Marco Villiger, head of legal affairs at world football's ruling body FIFA, and Gianni Infantino, general secretary of European counterparts UEFA, expressed concern over betting on things like the next free kick, throw-in or yellow card.
"These live bets are a problem," said Villiger on Friday at a conference on early warning systems designed to alert footballauthorities to irregular betting patterns and possible match-fixing.
"It's very easy to manipulate if you contact a player and tell him to kick the ball into touch at the start.
"You would be able to bet on that and it would be difficult to decide if it is an irregular bet or not. We will have to think about whether we should continue to offer such live bets," added Villiger.
Infantino said the football authorities were planning talks with the betting operators.
"This is something we want to address and the next discussion we will have is with the betting operators," he told reporters.
"It's something we haven't focused on too much since we were always focusing on [the fixing of] the result, then you realise it switches much more from the result to the live betting."

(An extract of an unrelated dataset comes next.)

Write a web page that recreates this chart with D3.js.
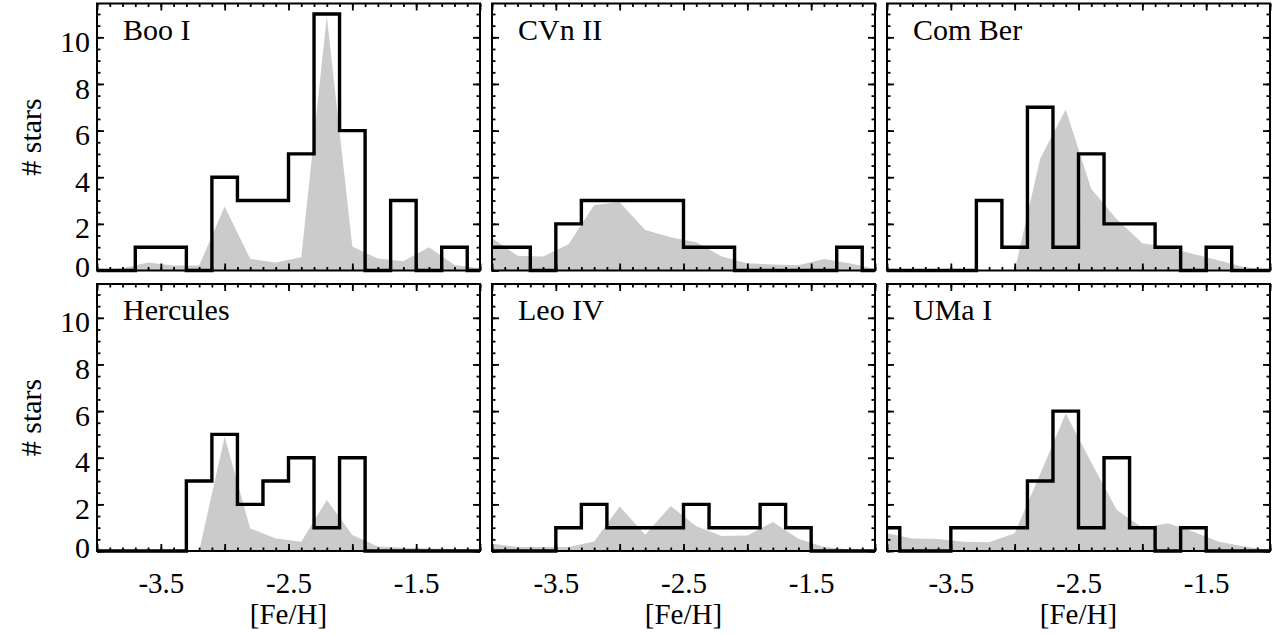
<!DOCTYPE html>
<html><head><meta charset="utf-8">
<script src="https://cdn.jsdelivr.net/npm/d3@7"></script>
<style>
body{margin:0;background:#fff}
svg{display:block}
svg text{font-family:"Liberation Serif","DejaVu Serif",serif !important;fill:#000}
</style>
</head><body>
<svg id="chart" width="1279" height="635" font-family="Liberation Serif, DejaVu Serif, serif"></svg>
<script>
// ---- data ----
const galaxyNames = ["Boo I", "CVn II", "Com Ber", "Hercules", "Leo IV", "UMa I"];
// left edges of 0.2-dex histogram bins
const binLefts = [-4.1, -3.9, -3.7, -3.5, -3.3, -3.1, -2.9, -2.7, -2.5, -2.3, -2.1, -1.9, -1.7, -1.5, -1.3, -1.1];
const booHist    = [0, 0, 1, 1, 0, 4, 3, 3, 5, 11, 6, 0, 3, 0, 1, 0];
const cvnHist    = [1, 1, 0, 2, 3, 3, 3, 3, 1, 1, 0, 0, 0, 0, 1, 0];
const comHist    = [0, 0, 0, 0, 3, 1, 7, 1, 5, 2, 2, 1, 0, 1, 0, 0];
const herHist    = [0, 0, 0, 0, 3, 5, 2, 3, 4, 1, 4, 0, 0, 0, 0, 0];
const leoHist    = [0, 0, 0, 1, 2, 1, 1, 1, 2, 1, 1, 2, 1, 0, 0, 0];
const umaHist    = [1, 0, 0, 1, 1, 1, 3, 6, 1, 4, 1, 0, 1, 0, 0, 0];
// grey (smoothed) distributions
const greyX = [-4.0, -3.8, -3.6, -3.4, -3.2, -3.0, -2.8, -2.6, -2.4, -2.2, -2.0, -1.8, -1.6, -1.4, -1.2, -1.0];
const booGrey = [0, 0.1, 0.34, 0.21, 0.21, 2.74, 0.5, 0.34, 0.57, 10.9, 1.03, 0.51, 0.4, 1.0, 0.24, 0.1];
const cvnGrey = [1.39, 0.63, 0.6, 1.13, 2.81, 2.93, 1.74, 1.43, 1.21, 0.6, 0.31, 0.26, 0.23, 0.49, 0.31, 0.06];
const comGrey = [0, 0, 0, 0, 0, 0, 4.8, 6.9, 3.5, 2.2, 1.17, 1.0, 0.71, 0.43, 0.14, 0.03];
const herGrey = [0, 0, 0, 0, 0, 4.9, 0.97, 0.54, 0.4, 2.19, 0.69, 0.19, 0.14, 0.11, 0.09, 0.03];
const leoGrey = [0.31, 0.17, 0.17, 0.17, 0.41, 1.91, 0.7, 1.93, 1.06, 0.64, 0.67, 1.24, 0.53, 0.17, 0.07, 0.03];
const umaGrey = [0.76, 0.54, 0.51, 0.4, 0.37, 0.76, 3.3, 5.9, 3.8, 1.76, 1.0, 1.19, 0.83, 0.4, 0.19, 0.03];
const xTickLabels = [-3.5, -2.5, -1.5];
const yTickLabels = [0, 2, 4, 6, 8, 10];
const xAxisTitle = "[Fe/H]";
const yAxisTitle = "# stars";

const hists = [booHist, cvnHist, comHist, herHist, leoHist, umaHist];
const greys = [booGrey, cvnGrey, comGrey, herGrey, leoGrey, umaGrey];

// ---- layout ----
const FONT = "Liberation Serif, DejaVu Serif, serif";
const panelLeft = [97, 492, 887];
const rowTop = [3.5, 284];
const W = 383, H = 267;
const FS = 30;

const x = d3.scaleLinear().domain([-4, -1]).range([0, W]);
const y = d3.scaleLinear().domain([0, 11.45]).range([H, 0]);

const xMinor = d3.range(-40, -9, 1).map(d => d / 10);
const xMajor = d3.range(-8, -1, 1).map(d => d / 2);
const yMinor = d3.range(0, 23, 1).map(d => d / 2);
const yMajor = d3.range(0, 12, 2);

const svg = d3.select("#chart");
const defs = svg.append("defs");

const line = d3.line().x(d => x(d[0])).y(d => y(d[1])).curve(d3.curveStepAfter);
const area = d3.area().x(d => x(d[0])).y0(y(0)).y1(d => y(d[1])).curve(d3.curveLinear);

function ticks(g, axis) {
  g.call(axis);
  g.select(".domain").remove();
  g.selectAll(".tick line").attr("stroke", "#000").attr("stroke-width", 1.8);
}

galaxyNames.forEach((name, i) => {
  const r = Math.floor(i / 3), c = i % 3;
  const g = svg.append("g").attr("transform", `translate(${panelLeft[c]},${rowTop[r]})`);

  const cid = "clip" + i;
  defs.append("clipPath").attr("id", cid)
    .append("rect").attr("x", 0).attr("y", -3).attr("width", W).attr("height", H + 6);

  // grey area
  g.append("path")
    .datum(greyX.map((v, k) => [v, greys[i][k]]))
    .attr("d", area)
    .attr("fill", "#cbcbcb")
    .attr("clip-path", `url(#${cid})`);

  // histogram
  const pts = binLefts.map((v, k) => [v, hists[i][k]]);
  pts.push([binLefts[binLefts.length - 1] + 0.2, hists[i][hists[i].length - 1]]);
  g.append("path")
    .datum(pts)
    .attr("d", line)
    .attr("fill", "none")
    .attr("stroke", "#000")
    .attr("stroke-width", 3.4)
    .attr("stroke-linejoin", "miter")
    .attr("clip-path", `url(#${cid})`);

  // ticks (inward, all four sides)
  const bot = g.append("g").attr("transform", `translate(0,${H})`);
  ticks(bot.append("g"), d3.axisBottom(x).tickValues(xMinor).tickSize(-3.5).tickFormat(""));
  ticks(bot.append("g"), d3.axisBottom(x).tickValues(xMajor).tickSize(-7).tickFormat(""));
  const top = g.append("g");
  ticks(top.append("g"), d3.axisTop(x).tickValues(xMinor).tickSize(-3.5).tickFormat(""));
  ticks(top.append("g"), d3.axisTop(x).tickValues(xMajor).tickSize(-7).tickFormat(""));
  const lef = g.append("g");
  ticks(lef.append("g"), d3.axisLeft(y).tickValues(yMinor).tickSize(-3.5).tickFormat(""));
  ticks(lef.append("g"), d3.axisLeft(y).tickValues(yMajor).tickSize(-7).tickFormat(""));
  const rig = g.append("g").attr("transform", `translate(${W},0)`);
  ticks(rig.append("g"), d3.axisRight(y).tickValues(yMinor).tickSize(-3.5).tickFormat(""));
  ticks(rig.append("g"), d3.axisRight(y).tickValues(yMajor).tickSize(-7).tickFormat(""));

  // frame
  g.append("rect").attr("x", 0).attr("y", 0).attr("width", W).attr("height", H)
    .attr("fill", "none").attr("stroke", "#000").attr("stroke-width", 2);

  // panel name
  g.append("text").attr("x", 26).attr("y", 36)
    .attr("font-family", FONT).attr("font-size", FS).text(name);

  // y tick labels
  if (c === 0) {
    const yl = g.append("g").call(d3.axisLeft(y).tickValues(yTickLabels).tickSize(0).tickPadding(7).tickFormat(d3.format("d")));
    yl.attr("font-family", FONT);
    yl.select(".domain").remove();
    yl.selectAll("text")
      .attr("font-size", FS).attr("font-family", FONT)
      .attr("dy", d => d === 0 ? "0.2em" : "0.47em");
    g.append("text")
      .attr("transform", `translate(-56,${H / 2}) rotate(-90)`)
      .attr("text-anchor", "middle")
      .attr("font-family", FONT)
      .attr("font-size", FS)
      .text(yAxisTitle);
  }
  // x tick labels
  if (r === 1) {
    const xl = g.append("g").attr("transform", `translate(0,${H})`)
      .call(d3.axisBottom(x).tickValues(xTickLabels).tickSize(0).tickPadding(21).tickFormat(d3.format(".1f")));
    xl.attr("font-family", FONT);
    xl.select(".domain").remove();
    xl.selectAll("text").attr("font-size", 29).attr("font-family", FONT)
      .text(d => d3.format(".1f")(d).replace("−", "-"));
    g.append("text")
      .attr("x", W / 2).attr("y", H + 73)
      .attr("text-anchor", "middle")
      .attr("font-family", FONT)
      .attr("font-size", 29)
      .text(xAxisTitle);
  }
});
</script>
</body></html>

UEFA president Michel Platini has described match-fixing as the biggest scourge facing the sport.
European football's governing body monitors 29,000 matches a year - including under-21 internationals, Europa League qualifiers and second division fixtures - for irregular betting which could indicate a game has been fixed.
FIFA is investigating two friendly internationals played in the Turkish resort of Antalya last month - Latvia v Bolivia and Estonia v Bulgaria - where a total of seven penalties were awarded, one of which was taken twice when the first effort was saved.
"The criminal organisations are getting around the measures we introduced because the early warning system works for the results," said Infantino.
"This [in-game betting] is much more difficult to monitor. This is people betting on the next goal, the next throw-in, the next yellow card.
"This is something you can easily do, you don't have to do anything serious to get a yellow card, you can just trip somebody, throw the ball away, time-waste, it's really easy to do," added Infantino.
Friedrich Stickler, president of the European Lotteries Association, agreed in-game betting needed to be carefully controlled.
"In my view it's dangerous," he said. "When you kick the ball out or when you make a small foul to get a yellow card this does not affect the game.
"He might become hooked to the criminals so this is a door which opens to criminal activities.
"When you start with little things, one day the same guy might tell the player to give away a penalty. I think we should sit together, the associations and sports betting organisers, to discuss what bets should be accepted," Stickler added.